Maurice Lapp Biography

Maurice Lapp




Maurice "Maury" Lapppainter and educator, was born in Chicago, Illinois on June 17, 1925. He studied at the School of the Art Institute of Chicago where he earned both his BFA and MFA. Maury studied painting abroad in 1950 on a Ryerson Foreign Travel Fellowship, and settled in the San Francisco Bay Area after his return. In 1952, Lapp began teaching painting at the California College of Arts and Crafts in Oakland. A Fulbright Grant received in 1954 allowed him to study in Mexico, where he remained for a year and a half, painting and exhibiting. In 1956 he moved just north of San Francisco to Santa Rosa, California where he joined the art faculty at the Santa Rosa Junior College. He remained at the Junior College until his retirement in 1992, but his teaching career did not end there. Lapp, whose strong work ethic prompted him to paint daily, was a popular instructor and continued to mentor part-time until the year before his death at age 88.

Lapp had numerous solos exhibitions in his long career, including at the Oakland Museum of California; the De Young Museum, San Francisco (1962); Santa Rosa Junior College; the Memorial Union Gallery of the University of California at Davis; the Stevenson College Gallery at the University of California, Santa Cruz; the Walnut Creek Civic Arts Center; the School of Education at Stanford University; the California Palace of the Legion of Honor at San Francisco (1956, 1958); and the American Cultural Institute in Mexico.

Of particular interest to Lapp throughout his career was urban architecture and cityscapes, often depicting skylines and more intimate structures in angular, Abstract Expressionist forms that nevertheless conveyed an array of moods. He was known for his compositions of San Francisco and Chicago, and would frequently revisit a skyline at different times of day to capture it in different lights. His palette and nearly non-objective style tied him to the Bay Area's output of artists who helped spur the West Coast's Abstract Expressionist movement. Yet he was equally if not more so known as a Sonoma County artist who both taught and supported the work of noted local artists such as Micah Schwaberow and Elizabeth Quandt.

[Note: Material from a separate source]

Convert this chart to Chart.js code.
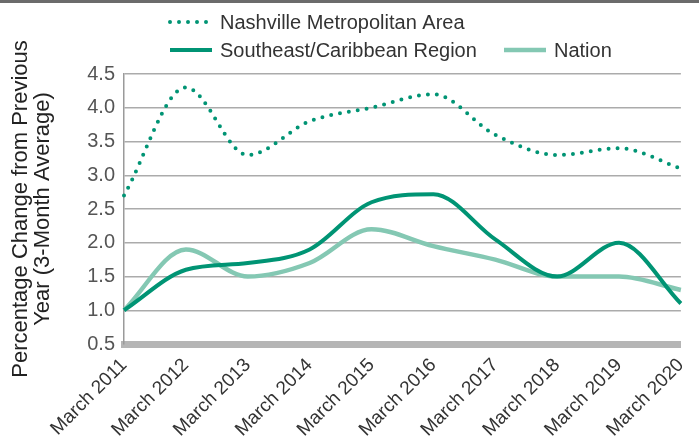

His work was featured in group exhibitions at the Art Institute of Chicago, the Whitney Museum of American Art, the Denver Art Museum, the San Francisco Museum of Modern Art, the Santa Barbara Museum of Art, the Detroit Institute of Arts, the Oakland Museum of California, the California Palace of the Legion of Honor, and Expo 1970 in Osaka, Japan. His work is represented in the collections of the California Palace of the Legion of Honor, the Oakland Museum of California, the City of San Francisco, the City of Santa Rosa, and the Santa Rosa Junior College Library, as well as numerous private collections.

Maurice Lapp died in Santa Rosa, California on May 31, 2014.